Detection of synthetic diamonds is no longer a concern for the jewelry industry. That was a key good-news message presented by Dr. James Shigley, director of research for the Gemological Institute of America, during GIA’s GemFest Basel, part of the BaselWorld 2005 trade fair.
Synthetic diamonds first became a concern in 1970, when General Electric launched its first attempt at them, but the issue has come to the fore again in the past few years with the advent of several new producers and an article touted synthetics on the cover of Wired magazine.
But there is no known commercial production of colorless synthetics, said Shigley. Furthermore, synthetic diamonds have a unique crystal morphology due to how they’re grown in a laboratory. Their growth process produces a distinct color zoning feature that gives the stones identifying characteristic. They also have a distinct graining pattern and sometimes have metallic inclusions left from the flux used in the growing process.
In addition, diamonds produced by carbon vapor deposition don’t pose a threat to the market, he said. To date, all specimens GIA has seen from CVD producer Apollo were under a carat, and the process produces light brown stones, requiring further (HPHT) treatment to lighten them.
There may in the future be a joining of the two methods, whereby a CVD diamond is grown on a synthetic diamond substrate, but these stones would also be detectable, Shigley said. A greater concern is continued HPHT treatment of natural stones. The treatment used to be confined to Type II diamonds, but has now been expanded to Type I diamonds, the type that comprises 95% of the diamond market. With more people doing it, he said GIA is continually updating its research to keep up.
Shane McClure, GIA’s West Coast director of identification services, reviewed the current status of beryllium diffusion treatments of corundum but, more importantly, discussed a new fracture-filling treatment first seen late last year in some rubies from Madagascar.

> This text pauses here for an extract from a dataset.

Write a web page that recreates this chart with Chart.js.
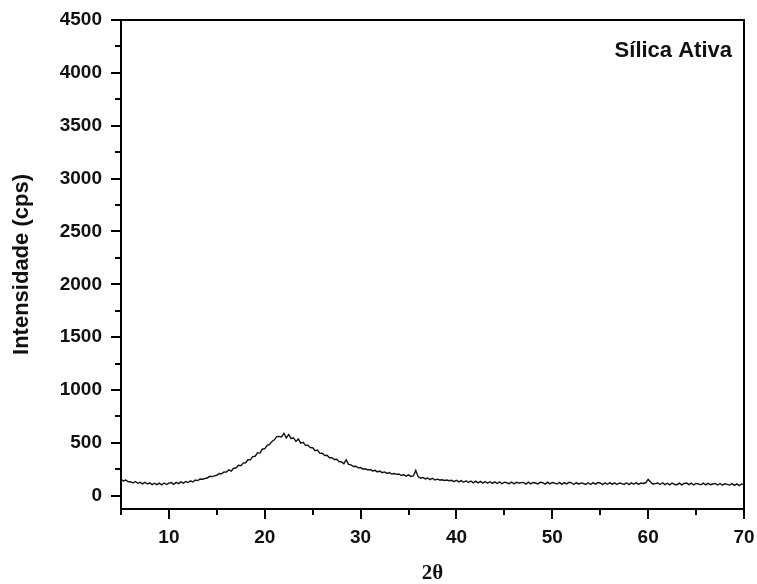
<!DOCTYPE html>
<html>
<head>
<meta charset="utf-8">
<script src="https://cdn.jsdelivr.net/npm/chart.js@4.4.0/dist/chart.umd.min.js"></script>
<style>
  html, body { margin: 0; padding: 0; background: #fff; }
  #wrap { width: 757px; height: 584px; }
</style>
</head>
<body>
<div id="wrap"><canvas id="xrd-chart"></canvas></div>
<script>
const canvasElement = document.getElementById("xrd-chart");

// 2theta positions of the scan (degrees)
const twoTheta = [
  5.00, 5.25, 5.50, 5.75, 6.00, 6.25, 6.50, 6.75, 7.00, 7.25, 7.50, 7.75,
  8.00, 8.25, 8.50, 8.75, 9.00, 9.25, 9.50, 9.75, 10.00, 10.25, 10.50, 10.75,
  11.00, 11.25, 11.50, 11.75, 12.00, 12.25, 12.50, 12.75, 13.00, 13.25, 13.50, 13.75,
  14.00, 14.25, 14.50, 14.75, 15.00, 15.25, 15.50, 15.75, 16.00, 16.25, 16.50, 16.75,
  17.00, 17.25, 17.50, 17.75, 18.00, 18.25, 18.50, 18.75, 19.00, 19.25, 19.50, 19.75,
  20.00, 20.25, 20.50, 20.75, 21.00, 21.25, 21.50, 21.75, 22.00, 22.25, 22.50, 22.75,
  23.00, 23.25, 23.50, 23.75, 24.00, 24.25, 24.50, 24.75, 25.00, 25.25, 25.50, 25.75,
  26.00, 26.25, 26.50, 26.75, 27.00, 27.25, 27.50, 27.75, 28.00, 28.25, 28.50, 28.75,
  29.00, 29.25, 29.50, 29.75, 30.00, 30.25, 30.50, 30.75, 31.00, 31.25, 31.50, 31.75,
  32.00, 32.25, 32.50, 32.75, 33.00, 33.25, 33.50, 33.75, 34.00, 34.25, 34.50, 34.75,
  35.00, 35.25, 35.50, 35.75, 36.00, 36.25, 36.50, 36.75, 37.00, 37.25, 37.50, 37.75,
  38.00, 38.25, 38.50, 38.75, 39.00, 39.25, 39.50, 39.75, 40.00, 40.25, 40.50, 40.75,
  41.00, 41.25, 41.50, 41.75, 42.00, 42.25, 42.50, 42.75, 43.00, 43.25, 43.50, 43.75,
  44.00, 44.25, 44.50, 44.75, 45.00, 45.25, 45.50, 45.75, 46.00, 46.25, 46.50, 46.75,
  47.00, 47.25, 47.50, 47.75, 48.00, 48.25, 48.50, 48.75, 49.00, 49.25, 49.50, 49.75,
  50.00, 50.25, 50.50, 50.75, 51.00, 51.25, 51.50, 51.75, 52.00, 52.25, 52.50, 52.75,
  53.00, 53.25, 53.50, 53.75, 54.00, 54.25, 54.50, 54.75, 55.00, 55.25, 55.50, 55.75,
  56.00, 56.25, 56.50, 56.75, 57.00, 57.25, 57.50, 57.75, 58.00, 58.25, 58.50, 58.75,
  59.00, 59.25, 59.50, 59.75, 60.00, 60.25, 60.50, 60.75, 61.00, 61.25, 61.50, 61.75,
  62.00, 62.25, 62.50, 62.75, 63.00, 63.25, 63.50, 63.75, 64.00, 64.25, 64.50, 64.75,
  65.00, 65.25, 65.50, 65.75, 66.00, 66.25, 66.50, 66.75, 67.00, 67.25, 67.50, 67.75,
  68.00, 68.25, 68.50, 68.75, 69.00, 69.25, 69.50, 69.75, 70.00
];

// intensity (cps), one value per 2theta above
const intensity = [
  156, 140, 149, 133, 134, 121, 135, 118, 127, 113, 128, 111,
  122, 106, 119, 105, 119, 104, 121, 107, 120, 125, 109, 127,
  115, 131, 119, 135, 125, 141, 130, 149, 144, 158, 157, 163,
  168, 184, 181, 188, 194, 211, 208, 226, 224, 246, 233, 261,
  263, 288, 285, 309, 312, 341, 340, 370, 374, 408, 404, 443,
  444, 478, 485, 514, 529, 560, 562, 556, 591, 548, 580, 540,
  549, 514, 538, 498, 505, 477, 478, 455, 454, 426, 432, 401,
  402, 381, 384, 360, 361, 343, 346, 324, 320, 304, 340, 297,
  292, 277, 279, 264, 267, 251, 256, 244, 249, 235, 241, 226,
  234, 219, 226, 212, 219, 206, 211, 203, 206, 192, 200, 185,
  198, 183, 188, 240, 181, 167, 173, 160, 168, 153, 166, 149,
  157, 150, 152, 145, 149, 142, 146, 134, 147, 131, 144, 128,
  142, 126, 140, 123, 138, 122, 136, 120, 135, 119, 133, 117,
  132, 116, 131, 114, 129, 123, 115, 130, 113, 128, 121, 124,
  127, 111, 129, 113, 126, 121, 112, 128, 124, 110, 129, 113,
  126, 120, 111, 127, 109, 125, 112, 128, 123, 107, 124, 110,
  122, 116, 108, 123, 107, 124, 110, 125, 121, 106, 123, 109,
  124, 108, 122, 107, 121, 115, 108, 123, 106, 122, 109, 124,
  108, 121, 116, 123, 155, 131, 109, 115, 121, 107, 123, 106,
  119, 104, 121, 107, 105, 120, 103, 118, 121, 105, 119, 102,
  117, 112, 104, 119, 103, 118, 105, 111, 117, 102, 116, 100,
  114, 108, 101, 115, 99, 113, 97, 112, 104
];

const xMajorTicks = [10, 20, 30, 40, 50, 60, 70];
const xMinorTicks = [5, 15, 25, 35, 45, 55, 65];
const yMajorTicks = [0, 500, 1000, 1500, 2000, 2500, 3000, 3500, 4000, 4500];
const yMinorTicks = [250, 750, 1250, 1750, 2250, 2750, 3250, 3750, 4250];

const sampleLabel = "Sílica Ativa";

const points = twoTheta.map((t, i) => ({x: t, y: intensity[i]}));

// frame, outward ticks and the sample name (Origin style)
const originFrame = {
    id: "originFrame",
    afterDraw(chart) {
        const {ctx, chartArea: a, scales: {x, y}} = chart;
        ctx.save();
        ctx.strokeStyle = "#000";
        ctx.lineWidth = 2;
        ctx.strokeRect(a.left, a.top, a.right - a.left, a.bottom - a.top);

        ctx.beginPath();
        xMajorTicks.forEach(v => {
            const px = Math.round(x.getPixelForValue(v));
            ctx.moveTo(px, a.bottom); ctx.lineTo(px, a.bottom + 10);
        });
        xMinorTicks.forEach(v => {
            const px = Math.round(x.getPixelForValue(v));
            ctx.moveTo(px, a.bottom); ctx.lineTo(px, a.bottom + 6);
        });
        yMajorTicks.forEach(v => {
            const py = Math.round(y.getPixelForValue(v));
            ctx.moveTo(a.left, py); ctx.lineTo(a.left - 10, py);
        });
        yMinorTicks.forEach(v => {
            const py = Math.round(y.getPixelForValue(v));
            ctx.moveTo(a.left, py); ctx.lineTo(a.left - 6, py);
        });
        ctx.stroke();

        ctx.fillStyle = "#111";
        ctx.font = "bold 22px 'Liberation Sans', Arial, sans-serif";
        ctx.textAlign = "right";
        ctx.textBaseline = "alphabetic";
        ctx.fillText(sampleLabel, a.right - 12, a.top + 37);
        ctx.restore();
    }
};

const config = {
    type: "line",
    data: {
        datasets: [{
            label: sampleLabel,
            data: points,
            borderColor: "#111",
            borderWidth: 1.4,
            pointRadius: 0,
            tension: 0,
            fill: false
        }]
    },
    options: {
        responsive: true,
        maintainAspectRatio: false,
        animation: false,
        events: [],
        layout: {padding: {top: 20, right: 13, left: 0, bottom: 0}},
        plugins: {
            legend: {display: false},
            tooltip: {enabled: false}
        },
        scales: {
            x: {
                type: "linear",
                min: 5,
                max: 70,
                afterBuildTicks: scale => { scale.ticks = xMajorTicks.map(v => ({value: v})); },
                afterFit: scale => {
                    scale.height = 75;
                    scale.paddingLeft = 0;
                    scale.paddingRight = 0;
                },
                grid: {display: false, drawTicks: false},
                border: {display: false},
                ticks: {
                    color: "#111",
                    padding: 17,
                    maxRotation: 0,
                    autoSkip: false,
                    font: {family: "'Liberation Sans', Arial, sans-serif", size: 19, weight: "bold"},
                    callback: v => String(v)
                },
                title: {
                    display: true,
                    text: "2θ",
                    color: "#111",
                    padding: {top: 0, bottom: 0},
                    font: {family: "'Liberation Serif', 'Times New Roman', serif", size: 21, weight: "bold", lineHeight: 1}
                }
            },
            y: {
                type: "linear",
                min: -125,
                max: 4500,
                afterBuildTicks: scale => { scale.ticks = yMajorTicks.map(v => ({value: v})); },
                afterFit: scale => {
                    scale.width = 121;
                    scale.paddingTop = 0;
                    scale.paddingBottom = 0;
                },
                grid: {display: false, drawTicks: false},
                border: {display: false},
                ticks: {
                    color: "#111",
                    padding: 19,
                    autoSkip: false,
                    font: {family: "'Liberation Sans', Arial, sans-serif", size: 19, weight: "bold"},
                    callback: v => String(v)
                },
                title: {
                    display: true,
                    text: "Intensidade (cps)",
                    color: "#111",
                    padding: {top: 9, bottom: 0},
                    font: {family: "'Liberation Sans', Arial, sans-serif", size: 22, weight: "bold", lineHeight: 1.2}
                }
            }
        }
    },
    plugins: [originFrame]
};

const xrdChart = new Chart(canvasElement, config);
</script>
</body>
</html>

Since then, many of these stones have come into the market.
Opaque to translucent, highly fractured rubies are being infused with leaded glass, which has a very high refractive index and blends into the stone to make the inclusions less visible and the stone more saleable. Under magnification, one can see huge networks of fractures in these stones. The treatment is reasonably durable against normal processes like mounting and re-tipping, but when exposed to a caustic solution such as that used for pickling, it can remove or harm the glass filling.
GIA president Bill Boyajian wrapped up GemFest with a discussion of more elements of GIA’s forthcoming diamond cut grade. GIA’s system focuses on the interrelation of proportions to one another, not on any one set of specific proportions. This, says Boyajian, allows cutters to cater to different market tastes without penalizing a market by implying its preferred cut is a lesser cut.
What makes GIA’s system different from other cut grading systems is that appearance values are determined both by computer and by observation, and within each grade there are multiple sets of proportions that will yield top results, he said.
Boyajian also announced the nomenclature to be used to describe cut: Excellent, Very Good, Good, Fair, and Poor. He said GIA expects the bulk of stones submitted for grading will fall into the top three categories, but that the bottom two may be needed from time to time. The cut grading system will apply only to round brilliants, D to Z color, flawless to I3. It will not apply to modified round brilliants or to fancy cuts or colors.
GIA is creating software to assist dealers, manufacturers, cutters, retailers, and appraisers with the system. A key part of its process is to view the diamond in a controlled environment; e.g. in a light box, which has been developed and will be available from GIA’s Gem Insruments division.